Wealth Management Up, But BofA Posts Net Loss on $6B in Legal Fees

Bank of America’s wealth management unit reported a modest increase in profits and a surge in advisor productivity, but the bank suffered a net loss for the quarter as litigation expenses related to the financial crisis rose to $6 billion.

"The cost of resolving more of our mortgage issues hurt our earnings this quarter,” said CEO Brian Moynihan in a statement. “But the earnings power of our business and customer strategy generated solid results and we continued to return excess capital to our shareholders."

The bank’s Global Wealth & Investment Management unit, also known as GWIM, reported profits of $729 million for the first quarter of 2014, an increase of 1.1% over the $721 million for the same period a year earlier.

GWIM’s revenues also rose to $4.5 billion from $4.4 billion for the year-ago period, a 3% increase.

ADVISOR PRODUCTIVITY

Assets under management grew 13% to $841 billion from $745 billion. Return on allocated capital decreased to 24.7% from 29.38%.

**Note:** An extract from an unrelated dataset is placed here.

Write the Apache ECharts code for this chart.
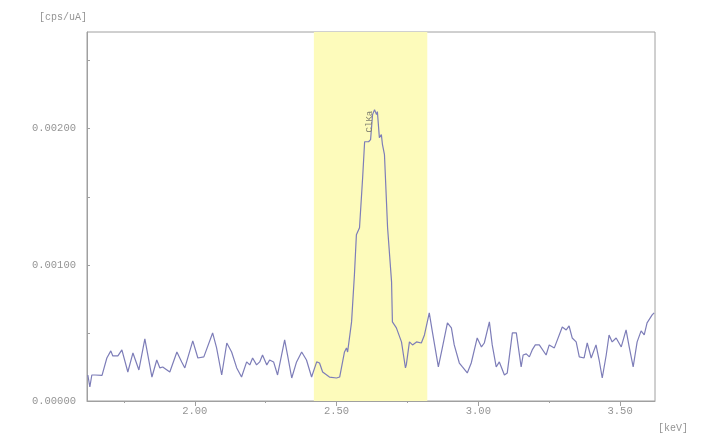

The number of financial advisors remained unchanged from the previous quarter at 15,323, but was down compared to the same period a year earlier when GWIM employed 16,065

advisors.

However, GWIM’s advisors are generating more revenue. Average advisor productivity surged to $1.056 million in revenue for the quarter from $971,000 for the same period a year ago.

Ultra-high-net worth brokerage U.S. Trust, part of GWIM, had its highest advisor headcount at 282 advisors since 2009. U.S. Trust’s revenue grew to $768 million, a 6.5% increase year-over-year and the highest revenue reported for the unit since the fourth quarter of 2008.

GWIM, which also includes Merrill Lynch Wealth Management, was the third most profitable business segment for the Charlotte, N.C.-based company, following Bank of America’s Consumer & Business Banking and Global Banking units.

NET LOSS

Bank of America reported a net loss of $276 million for the quarter, down from $1.4 billion for the year-ago period due to litigation expenses and sagging mortgage originations. The company’s total revenues fell 2.7% to $22.5 billion from $23.1 billion.

Revenue for Bank of America’s consumer real estate unit fell to $1.192 billion from $2.312 billion for the year-ago period.

Earnings-per-diluted share fell to $0.05 per share from $0.1.